L'Association des paralysés de France (APF) se veut plus constructive, en évoquant un "grand oral de rattrapage pour Nicolas Sarkozy" et en demandant l'annonce de mesures concrètes comme "l'impulsion d'une politique d'accessibilité universelle par des mesures d'incitation financière, d'information et de formation de tous les acteurs concernés". L'APF appuie ses revendications sur un sondage Ifop, réalisé les 30 et 31 mai, montrant que "73% des personnes en situation de handicap n'ont perçu aucune amélioration dans leur vie quotidienne depuis l'adoption de la loi du 11 février 2005". Cette affirmation et ce sondage présentent toutefois un sérieux biais méthodologique, puisque l'échantillon de 402 répondants se compose uniquement d'adhérents de l'APF.

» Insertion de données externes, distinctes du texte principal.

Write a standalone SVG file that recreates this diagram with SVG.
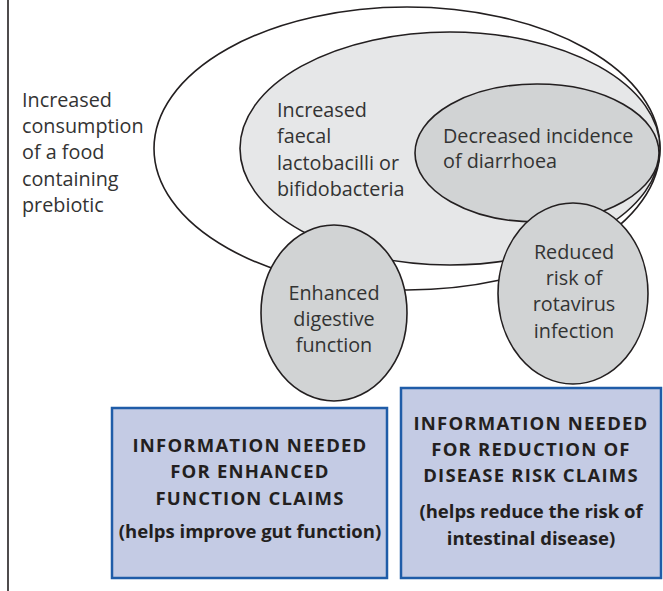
<svg xmlns="http://www.w3.org/2000/svg" width="663" height="591" viewBox="0 0 663 591">
<style>
.el{stroke:#231f20;stroke-width:1.6}
.t{font-family:"Open Sans","DejaVu Sans",sans-serif;font-size:19.8px;fill:#333}
.c{text-anchor:middle}
.b{font-family:"Open Sans","DejaVu Sans",sans-serif;font-weight:bold;font-size:18.5px;fill:#231f20;text-anchor:middle}
.cap{letter-spacing:1.2px}
.box{fill:#c4cbe4;stroke:#1f5ca8;stroke-width:2.5}
</style>
<rect width="663" height="591" fill="#fff"/>
<g id="frame"><line x1="8" y1="0" x2="8" y2="591" stroke="#231f20" stroke-width="1.6"/></g>
<g id="consumption">
<ellipse class="el" cx="407" cy="148.5" rx="253" ry="141.5" fill="#fff"/>
<text class="t" x="22" y="107">Increased</text>
<text class="t" x="22" y="133">consumption</text>
<text class="t" x="22" y="159">of a food</text>
<text class="t" x="22" y="186">containing</text>
<text class="t" x="22" y="212">prebiotic</text>
</g>
<g id="faecal">
<ellipse class="el" cx="450" cy="148.5" rx="210" ry="116.5" fill="#e6e7e8"/>
<text class="t" x="277" y="117">Increased</text>
<text class="t" x="277" y="143">faecal</text>
<text class="t" x="277" y="170">lactobacilli or</text>
<text class="t" x="277" y="196">bifidobacteria</text>
</g>
<g id="diarrhoea">
<ellipse class="el" cx="537" cy="153" rx="122" ry="69" fill="#d1d3d4"/>
<text class="t" x="443" y="143">Decreased incidence</text>
<text class="t" x="443" y="168">of diarrhoea</text>
</g>
<g id="digestive">
<ellipse class="el" cx="334" cy="313" rx="73" ry="88" fill="#d1d3d4"/>
<text class="t c" x="334" y="300">Enhanced</text>
<text class="t c" x="334" y="326">digestive</text>
<text class="t c" x="334" y="352">function</text>
</g>
<g id="rotavirus">
<ellipse class="el" cx="573" cy="293.5" rx="75" ry="90.5" fill="#d1d3d4"/>
<text class="t c" x="574" y="259">Reduced</text>
<text class="t c" x="574" y="285">risk of</text>
<text class="t c" x="574" y="311">rotavirus</text>
<text class="t c" x="574" y="338">infection</text>
</g>
<g id="function-claims">
<rect class="box" x="112" y="408" width="275" height="170"/>
<text class="b cap" x="250" y="452">INFORMATION NEEDED</text>
<text class="b cap" x="250" y="478">FOR ENHANCED</text>
<text class="b cap" x="250" y="505">FUNCTION CLAIMS</text>
<text class="b" x="250" y="538">(helps improve gut function)</text>
</g>
<g id="risk-claims">
<rect class="box" x="401" y="388" width="260" height="190"/>
<text class="b cap" x="531" y="430">INFORMATION NEEDED</text>
<text class="b cap" x="531" y="456">FOR REDUCTION OF</text>
<text class="b cap" x="531" y="482">DISEASE RISK CLAIMS</text>
<text class="b" x="531" y="518">(helps reduce the risk of</text>
<text class="b" x="531" y="545">intestinal disease)</text>
</g>
<g id="connectors"></g>
</svg>
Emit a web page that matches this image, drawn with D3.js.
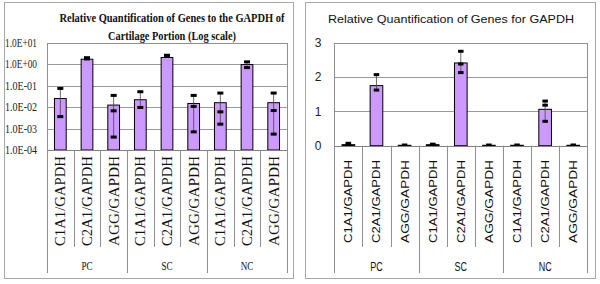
<!DOCTYPE html>
<html><head><meta charset="utf-8">
<script src="https://cdn.jsdelivr.net/npm/d3@7"></script>
<style>body{margin:0;background:#fff}svg{display:block}</style>
</head><body>
<svg id="c" width="600" height="284"></svg>
<script>
const groups = ["PC", "SC", "NC"];
const genes = ["C1A1/GAPDH", "C2A1/GAPDH", "AGG/GAPDH"];
const categories = groups.flatMap(g => genes.map(n => g + "|" + n));

// Left chart (log scale)
const logValues = [0.025, 1.7, 0.0124, 0.022, 2.05, 0.0147, 0.016, 0.96, 0.016];
const logMarks = [[0.074, 0.0036], [2.0, 1.75], [0.035, 0.0067, 0.0004], [0.052, 0.0096], [2.6, 2.3],
                  [0.035, 0.0107, 0.0007], [0.045, 0.006, 0.0016], [1.28, 0.69], [0.045, 0.0069, 0.00055]];
const logTicks = [1e1, 1e0, 1e-1, 1e-2, 1e-3, 1e-4];
const logTickLabels = ["1.0E+01", "1.0E+00", "1.0E-01", "1.0E-02", "1.0E-03", "1.0E-04"];

// Right chart (linear)
const linValues = [0.03, 1.75, 0.012, 0.03, 2.41, 0.012, 0.012, 1.06, 0.012];
const linMarks = [[0.07, 0.04], [2.07, 1.62], [0.02], [0.045, 0.03], [2.75, 2.38, 2.13],
                  [0.02], [0.02], [1.30, 1.18, 0.71], [0.02]];
const linTicks = [0, 1, 2, 3];

const svg = d3.select("#c");
const FILL = "#CC99FF";

function panel(o) {
  const g = svg.append("g");
  g.append("rect").attr("x", o.box[0] + 0.5).attr("y", o.box[1] + 0.5)
    .attr("width", o.box[2] - o.box[0]).attr("height", o.box[3] - o.box[1])
    .attr("fill", "#fff").attr("stroke", "#a8a8a8");
  const x = d3.scaleBand().domain(categories).range([o.x0, o.x1]);
  const y = o.y;
  // gridlines
  g.selectAll(".grid").data(o.ticks).join("line")
    .attr("x1", o.x0).attr("x2", o.x1)
    .attr("y1", d => Math.round(y(d)) + 0.5).attr("y2", d => Math.round(y(d)) + 0.5)
    .attr("stroke", "#9a9a9a");
  // plot border
  g.append("rect").attr("x", Math.round(o.x0) + 0.5).attr("y", Math.round(y(o.topVal)) + 0.5)
    .attr("width", Math.round(o.x1) - Math.round(o.x0)).attr("height", Math.round(o.yb) - Math.round(y(o.topVal)))
    .attr("fill", "none").attr("stroke", "#909090");
  // tick labels
  g.selectAll(".tl").data(o.ticks).join("text")
    .attr("x", o.tickX).attr("y", d => y(d)).attr("dy", "0.35em")
    .attr("text-anchor", o.tickAnchor)
    .style("font-family", o.font).style("font-size", o.tickSize + "px").attr("fill", "#222")
    .each(function () { if (o.tickLen) d3.select(this).attr("textLength", o.tickLen).attr("lengthAdjust", "spacingAndGlyphs"); })
    .text((d, i) => o.tickLabels[i]);
  const bw = x.bandwidth() * o.barFrac;
  // bars
  g.selectAll(".bar").data(o.values).join("rect")
    .attr("x", (d, i) => x(categories[i]) + (x.bandwidth() - bw) / 2)
    .attr("y", d => y(d))
    .attr("width", bw)
    .attr("height", d => o.yb - y(d))
    .attr("fill", FILL).attr("stroke", "#000").attr("stroke-width", 1);
  // whiskers and point marks
  o.marks.forEach((m, i) => {
    const cx = x(categories[i]) + x.bandwidth() / 2;
    g.append("line").attr("x1", cx).attr("x2", cx)
      .attr("y1", y(d3.max(m))).attr("y2", y(Math.min(d3.min(m), o.values[i])))
      .attr("stroke", "#444").attr("stroke-width", 0.8);
    m.forEach(v => {
      g.append("rect").attr("x", cx - o.dashW / 2).attr("y", y(v) - 1.5)
        .attr("width", o.dashW).attr("height", 3).attr("fill", "#000");
    });
  });
  // axis line
  g.append("line").attr("x1", o.x0).attr("x2", o.x1)
    .attr("y1", Math.round(o.yb) + 0.5).attr("y2", Math.round(o.yb) + 0.5).attr("stroke", "#808080");
  // category separators
  categories.forEach((c, i) => {
    const xx = Math.round(x(c)) + 0.5;
    g.append("line").attr("x1", xx).attr("x2", xx).attr("y1", o.yb).attr("y2", i % 3 === 0 ? 273 : 247)
      .attr("stroke", "#909090");
  });
  g.append("line").attr("x1", Math.round(o.x1) + 0.5).attr("x2", Math.round(o.x1) + 0.5)
    .attr("y1", o.yb).attr("y2", 273).attr("stroke", "#909090");
  // category labels
  categories.forEach((c, i) => {
    const cx = x(c) + x.bandwidth() / 2;
    g.append("text")
      .attr("transform", `translate(${cx + o.catDx},${o.catTop}) rotate(-90)`)
      .attr("text-anchor", "end")
      .style("font-family", o.font).style("font-size", o.catSize + "px").attr("fill", "#111")
      .attr("textLength", o.catLen).attr("lengthAdjust", "spacingAndGlyphs")
      .text(c.split("|")[1]);
  });
  // group labels
  groups.forEach((gr, gi) => {
    const cx = x(categories[gi * 3 + 1]) + x.bandwidth() / 2;
    g.append("text").attr("transform", `translate(${cx},${o.grpY}) scale(${o.grpScale},1)`)
      .attr("text-anchor", "middle")
      .style("font-family", o.font).style("font-size", o.grpSize + "px").attr("fill", "#111")
      .text(gr);
  });
  // title
  o.title.forEach(tt => {
    g.append("text").attr("x", tt.x).attr("y", tt.y).attr("text-anchor", "middle")
      .style("font-family", o.font).style("font-size", o.titleSize + "px")
      .style("font-weight", o.titleWeight).attr("fill", "#111")
      .attr("textLength", tt.len).attr("lengthAdjust", "spacingAndGlyphs")
      .text(tt.t);
  });
}

panel({
  box: [4, 2, 293, 278],
  x0: 47, x1: 287, yb: 150, topVal: 1e1,
  y: d3.scaleLog().domain([1e-4, 1e1]).range([150, 42.7]),
  ticks: logTicks, tickLabels: logTickLabels, tickX: 37, tickAnchor: "end", tickSize: 12, tickLen: 32,
  values: logValues, marks: logMarks, barFrac: 0.44, dashW: 6,
  font: "'Liberation Serif', 'Times New Roman', serif",
  catDx: 5, catTop: 156, catSize: 14, catLen: 90,
  grpY: 270, grpSize: 13, grpScale: 0.7,
  titleSize: 12, titleWeight: "bold",
  title: [{t: "Relative Quantification of Genes to the GAPDH of", x: 172, y: 22, len: 225},
          {t: "Cartilage Portion (Log scale)", x: 172, y: 40, len: 128}]
});

panel({
  box: [305, 2, 595, 278],
  x0: 334.3, x1: 587.3, yb: 145.7, topVal: 3,
  y: d3.scaleLinear().domain([0, 3]).range([145.7, 42.7]),
  ticks: linTicks, tickLabels: linTicks.map(String), tickX: 318, tickAnchor: "middle", tickSize: 12, tickLen: 0,
  values: linValues, marks: linMarks, barFrac: 0.45, dashW: 5.5,
  font: "'Liberation Sans', Arial, sans-serif",
  catDx: 4, catTop: 160, catSize: 11, catLen: 83,
  grpY: 271, grpSize: 12, grpScale: 0.75,
  titleSize: 11.5, titleWeight: "normal",
  title: [{t: "Relative Quantification of Genes for GAPDH", x: 451, y: 23, len: 246}]
});
</script>
</body></html>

Pour sa part, la Fnath (accidentés de la vie) attend en priorité des annonces sur l'accès à l'emploi et sur le complément de ressources. L'Unapei (handicap mental) souhaite que la Conférence soit "l'occasion de lancer une nouvelle politique en faveur des personnes handicapées mentales et de leurs familles afin qu'elles puissent pleinement accéder à la vie de la cité" et insiste particulièrement sur l'effectivité du droit à l'éducation et à la scolarisation, ainsi que l'accès à l'emploi. De son côté, l'Association française contre les myopathies (AFM) souhaite "une compensation intégrale et équitable, quel que soit le département".